● **Stored records**
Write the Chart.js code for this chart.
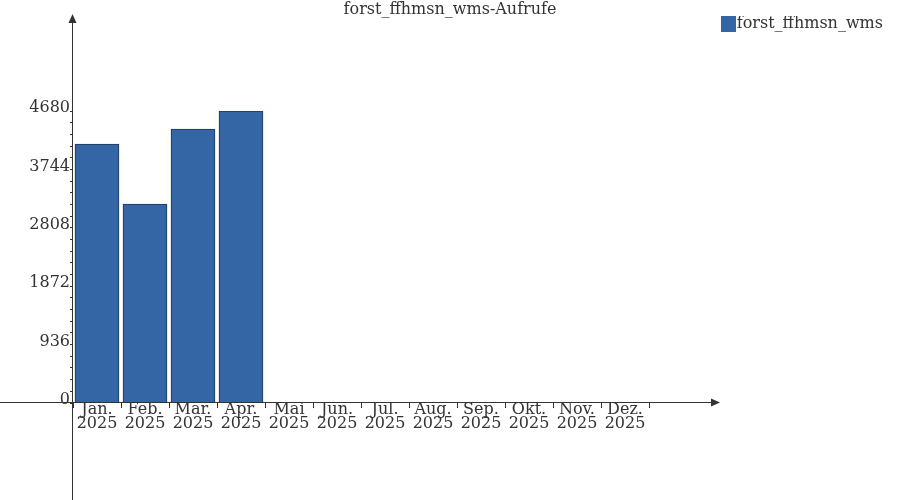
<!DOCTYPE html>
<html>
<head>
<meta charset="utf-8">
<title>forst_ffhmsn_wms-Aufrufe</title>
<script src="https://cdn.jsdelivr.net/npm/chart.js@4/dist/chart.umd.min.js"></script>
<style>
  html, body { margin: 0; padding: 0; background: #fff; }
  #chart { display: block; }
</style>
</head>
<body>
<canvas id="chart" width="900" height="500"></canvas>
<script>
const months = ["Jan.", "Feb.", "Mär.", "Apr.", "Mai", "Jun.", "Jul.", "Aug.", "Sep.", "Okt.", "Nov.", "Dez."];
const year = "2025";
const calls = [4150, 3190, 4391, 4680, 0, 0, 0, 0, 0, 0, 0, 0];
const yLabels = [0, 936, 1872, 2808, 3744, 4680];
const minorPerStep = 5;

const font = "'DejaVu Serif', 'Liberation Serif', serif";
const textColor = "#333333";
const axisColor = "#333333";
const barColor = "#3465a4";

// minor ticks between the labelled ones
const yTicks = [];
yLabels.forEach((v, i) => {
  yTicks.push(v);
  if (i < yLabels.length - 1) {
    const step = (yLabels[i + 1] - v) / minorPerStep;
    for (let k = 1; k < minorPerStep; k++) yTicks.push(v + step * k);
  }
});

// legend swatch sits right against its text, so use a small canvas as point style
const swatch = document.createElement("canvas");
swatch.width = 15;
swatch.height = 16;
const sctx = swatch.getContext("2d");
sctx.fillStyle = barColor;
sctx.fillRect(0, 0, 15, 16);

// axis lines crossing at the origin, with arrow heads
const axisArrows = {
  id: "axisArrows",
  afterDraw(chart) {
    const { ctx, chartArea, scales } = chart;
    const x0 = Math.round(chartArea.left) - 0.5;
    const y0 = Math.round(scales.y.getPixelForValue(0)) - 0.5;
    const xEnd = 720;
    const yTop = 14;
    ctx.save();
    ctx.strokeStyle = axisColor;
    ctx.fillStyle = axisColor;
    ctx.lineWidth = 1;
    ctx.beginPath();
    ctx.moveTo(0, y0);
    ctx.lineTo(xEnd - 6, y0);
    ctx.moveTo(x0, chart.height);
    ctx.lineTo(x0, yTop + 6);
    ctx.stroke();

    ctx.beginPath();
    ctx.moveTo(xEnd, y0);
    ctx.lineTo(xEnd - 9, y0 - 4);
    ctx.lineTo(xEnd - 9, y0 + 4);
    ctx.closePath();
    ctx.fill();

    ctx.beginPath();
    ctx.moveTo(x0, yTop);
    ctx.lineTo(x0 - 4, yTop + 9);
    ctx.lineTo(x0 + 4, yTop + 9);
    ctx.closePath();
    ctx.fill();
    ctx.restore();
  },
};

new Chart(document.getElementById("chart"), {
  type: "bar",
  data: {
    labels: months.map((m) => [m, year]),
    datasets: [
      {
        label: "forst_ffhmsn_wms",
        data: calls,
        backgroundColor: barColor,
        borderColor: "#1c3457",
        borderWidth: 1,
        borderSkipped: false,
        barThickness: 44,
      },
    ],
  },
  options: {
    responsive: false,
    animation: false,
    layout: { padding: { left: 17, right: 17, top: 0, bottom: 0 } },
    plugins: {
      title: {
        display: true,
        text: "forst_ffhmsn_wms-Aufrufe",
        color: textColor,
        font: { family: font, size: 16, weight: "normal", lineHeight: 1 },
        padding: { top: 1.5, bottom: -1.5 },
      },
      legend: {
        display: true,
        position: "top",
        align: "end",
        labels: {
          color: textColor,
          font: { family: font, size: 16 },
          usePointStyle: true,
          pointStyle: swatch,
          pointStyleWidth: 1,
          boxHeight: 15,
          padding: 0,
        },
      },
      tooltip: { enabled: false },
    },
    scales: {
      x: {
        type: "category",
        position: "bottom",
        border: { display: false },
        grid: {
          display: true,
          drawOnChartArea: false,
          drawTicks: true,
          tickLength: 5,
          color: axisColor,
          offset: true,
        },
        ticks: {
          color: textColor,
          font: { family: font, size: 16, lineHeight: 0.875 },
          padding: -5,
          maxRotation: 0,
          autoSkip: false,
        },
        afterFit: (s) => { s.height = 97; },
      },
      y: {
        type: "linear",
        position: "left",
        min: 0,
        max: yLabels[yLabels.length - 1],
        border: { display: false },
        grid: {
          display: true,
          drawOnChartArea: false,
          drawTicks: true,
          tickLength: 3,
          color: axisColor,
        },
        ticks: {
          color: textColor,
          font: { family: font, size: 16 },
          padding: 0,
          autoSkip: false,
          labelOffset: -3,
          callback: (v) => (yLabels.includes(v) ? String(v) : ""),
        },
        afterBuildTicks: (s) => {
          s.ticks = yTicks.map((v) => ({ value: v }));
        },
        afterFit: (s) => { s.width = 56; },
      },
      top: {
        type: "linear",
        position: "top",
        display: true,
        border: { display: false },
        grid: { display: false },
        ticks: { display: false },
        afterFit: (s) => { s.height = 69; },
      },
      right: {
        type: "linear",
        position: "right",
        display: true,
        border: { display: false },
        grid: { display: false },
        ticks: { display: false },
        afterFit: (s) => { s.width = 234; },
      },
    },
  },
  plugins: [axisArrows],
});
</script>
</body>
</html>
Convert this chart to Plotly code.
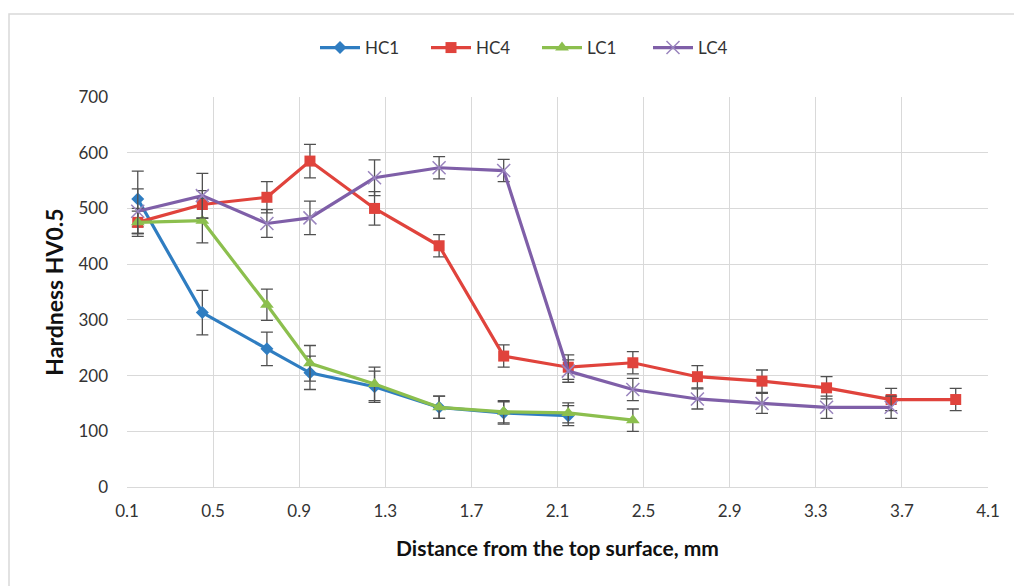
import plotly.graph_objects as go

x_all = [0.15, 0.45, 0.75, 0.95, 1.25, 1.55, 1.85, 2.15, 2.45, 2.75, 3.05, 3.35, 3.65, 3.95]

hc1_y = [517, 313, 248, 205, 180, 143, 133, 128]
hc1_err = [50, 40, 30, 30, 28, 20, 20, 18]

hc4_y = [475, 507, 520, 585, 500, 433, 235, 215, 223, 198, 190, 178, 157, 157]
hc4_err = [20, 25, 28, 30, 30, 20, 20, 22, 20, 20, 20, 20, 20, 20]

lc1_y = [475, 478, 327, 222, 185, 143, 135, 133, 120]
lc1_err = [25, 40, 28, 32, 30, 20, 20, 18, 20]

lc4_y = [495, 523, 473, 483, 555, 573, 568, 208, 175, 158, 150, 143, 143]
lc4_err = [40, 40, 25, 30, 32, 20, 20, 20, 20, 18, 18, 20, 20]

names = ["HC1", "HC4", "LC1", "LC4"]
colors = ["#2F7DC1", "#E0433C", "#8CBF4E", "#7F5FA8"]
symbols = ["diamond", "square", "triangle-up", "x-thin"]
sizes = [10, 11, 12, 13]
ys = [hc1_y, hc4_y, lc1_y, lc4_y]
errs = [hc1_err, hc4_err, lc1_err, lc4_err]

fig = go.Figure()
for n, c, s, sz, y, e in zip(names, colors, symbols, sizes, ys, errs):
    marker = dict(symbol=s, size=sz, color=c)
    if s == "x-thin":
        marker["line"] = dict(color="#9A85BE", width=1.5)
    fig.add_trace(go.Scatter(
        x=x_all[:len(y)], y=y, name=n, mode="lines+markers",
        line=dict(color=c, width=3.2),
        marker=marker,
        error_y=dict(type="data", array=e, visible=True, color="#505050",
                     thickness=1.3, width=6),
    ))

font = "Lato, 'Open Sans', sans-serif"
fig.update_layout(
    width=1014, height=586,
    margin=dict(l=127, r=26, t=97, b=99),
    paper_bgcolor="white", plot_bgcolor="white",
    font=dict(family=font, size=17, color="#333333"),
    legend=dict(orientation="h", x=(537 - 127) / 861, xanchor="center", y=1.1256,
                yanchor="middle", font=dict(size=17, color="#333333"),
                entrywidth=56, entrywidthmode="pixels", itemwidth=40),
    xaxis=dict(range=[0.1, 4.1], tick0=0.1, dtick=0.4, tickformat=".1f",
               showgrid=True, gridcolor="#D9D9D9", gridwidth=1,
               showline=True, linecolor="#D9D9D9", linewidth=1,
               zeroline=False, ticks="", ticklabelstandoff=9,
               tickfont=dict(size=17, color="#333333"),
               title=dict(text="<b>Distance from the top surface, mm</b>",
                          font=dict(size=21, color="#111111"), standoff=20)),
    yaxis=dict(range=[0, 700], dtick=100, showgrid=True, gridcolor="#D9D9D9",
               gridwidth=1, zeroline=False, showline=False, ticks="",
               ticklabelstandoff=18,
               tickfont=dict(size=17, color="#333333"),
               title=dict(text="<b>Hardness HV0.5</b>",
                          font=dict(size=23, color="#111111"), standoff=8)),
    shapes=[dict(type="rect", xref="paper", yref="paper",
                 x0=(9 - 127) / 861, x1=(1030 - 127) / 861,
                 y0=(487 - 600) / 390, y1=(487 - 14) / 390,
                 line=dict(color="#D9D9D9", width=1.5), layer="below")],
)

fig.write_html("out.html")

● **What to produce**
Restate each line from the start of the listing through the line bearing "sctx.fillRect(0, 0, 15, 16);" word for word. Drop the pictures.

● **Response to this exercise**
Write the Chart.js code for this chart.
<!DOCTYPE html>
<html>
<head>
<meta charset="utf-8">
<title>forst_ffhmsn_wms-Aufrufe</title>
<script src="https://cdn.jsdelivr.net/npm/chart.js@4/dist/chart.umd.min.js"></script>
<style>
  html, body { margin: 0; padding: 0; background: #fff; }
  #chart { display: block; }
</style>
</head>
<body>
<canvas id="chart" width="900" height="500"></canvas>
<script>
const months = ["Jan.", "Feb.", "Mär.", "Apr.", "Mai", "Jun.", "Jul.", "Aug.", "Sep.", "Okt.", "Nov.", "Dez."];
const year = "2025";
const calls = [4150, 3190, 4391, 4680, 0, 0, 0, 0, 0, 0, 0, 0];
const yLabels = [0, 936, 1872, 2808, 3744, 4680];
const minorPerStep = 5;

const font = "'DejaVu Serif', 'Liberation Serif', serif";
const textColor = "#333333";
const axisColor = "#333333";
const barColor = "#3465a4";

// minor ticks between the labelled ones
const yTicks = [];
yLabels.forEach((v, i) => {
  yTicks.push(v);
  if (i < yLabels.length - 1) {
    const step = (yLabels[i + 1] - v) / minorPerStep;
    for (let k = 1; k < minorPerStep; k++) yTicks.push(v + step * k);
  }
});

// legend swatch sits right against its text, so use a small canvas as point style
const swatch = document.createElement("canvas");
swatch.width = 15;
swatch.height = 16;
const sctx = swatch.getContext("2d");
sctx.fillStyle = barColor;
sctx.fillRect(0, 0, 15, 16);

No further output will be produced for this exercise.